На следующий сеанс он явился с таким видом, словно ничего не произошло. Он спокойно улегся на кушетку и сказал:

– Мы с Мегги отлично провели выходные. Ее родители уже стали относиться ко мне как к члену семьи. Ее мать – настоящая красавица, и я нравлюсь ей. В субботу мы с мистером Маком играли в гольф, а все воскресение провели на ранчо. У них огромное поместье. Гараж на пять машин, а с горы виден весь город. – Затем он добавил вполголоса: – Я кое-что украл на ранчо.

Наконец-то он признался, что что-то украл! Сначала я послушаю, что он украл на ранчо, а затем выведаю, что крал у меня.

– Я просто не смог удержаться, – продолжал он глухо. – Мы жарили мясо на лужайке возле бассейна, и миссис Мак попросила меня сходить на кухню и принести банку с маринованными овощами. Я побежал в дом, включил свет в кладовой и вошел внутрь.

Он рассказывал, то и дело запинаясь и останавливаясь.

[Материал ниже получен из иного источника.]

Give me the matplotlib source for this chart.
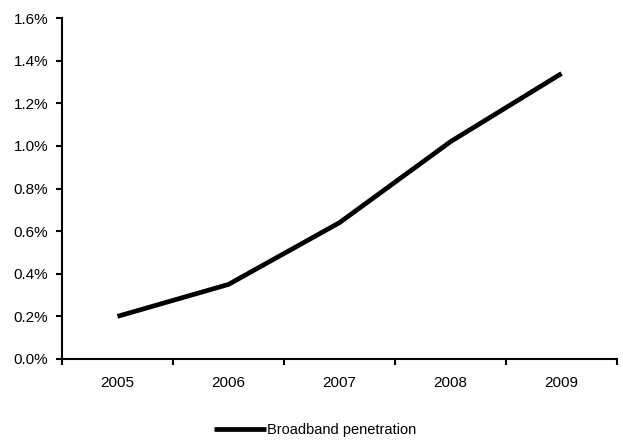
import numpy as np
import matplotlib.pyplot as plt
from matplotlib.ticker import FuncFormatter, FixedLocator

plt.rcParams['font.family'] = ['Liberation Sans', 'DejaVu Sans']

years = ['2005', '2006', '2007', '2008', '2009']
penetration = [0.20, 0.35, 0.64, 1.02, 1.34]  # percent

fig = plt.figure(figsize=(6.23, 4.41), dpi=100)
ax = fig.add_axes([0.0995, 0.186, 0.8910, 0.773])

x = np.arange(len(years))
ax.plot(x, penetration, color='black', lw=3.4, solid_capstyle='butt',
        label='Broadband penetration')

ax.set_xlim(-0.5, len(years) - 0.5)
ax.set_ylim(0, 1.6)
ax.set_yticks(np.arange(0, 1.61, 0.2))
ax.yaxis.set_major_formatter(FuncFormatter(lambda v, p: f'{v:.1f}%'))

# category labels centred, tick marks on the boundaries
ax.set_xticks(x)
ax.set_xticklabels(years)
ax.tick_params(axis='x', which='major', length=0, pad=12)
ax.xaxis.set_minor_locator(FixedLocator(np.arange(-0.5, len(years), 1.0)))
ax.tick_params(axis='x', which='minor', length=4, width=1.5, direction='out')
ax.tick_params(axis='y', length=4, width=1.5, direction='out', pad=6)
ax.tick_params(labelsize=11)

for s in ['top', 'right']:
    ax.spines[s].set_visible(False)
for s in ['left', 'bottom']:
    ax.spines[s].set_linewidth(1.5)

fig.legend(loc='center', bbox_to_anchor=(0.506, 0.025), frameon=False,
           fontsize=10.5, handlelength=3.6, handletextpad=0.05)

fig.savefig('out.png', dpi=100)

– Не могу передать, как странно то, что я пережил. Там было огромное количество всяких стеклянных банок – консервов. Соки, груши, яблоки, варенье, небольшие луковицы – такое изобилие всего! Макароны, крупы, печенье, шоколад, соки. К стенам у них подвешены пучки всевозможных засушенных трав. Там стоял пряно-сладкий запах.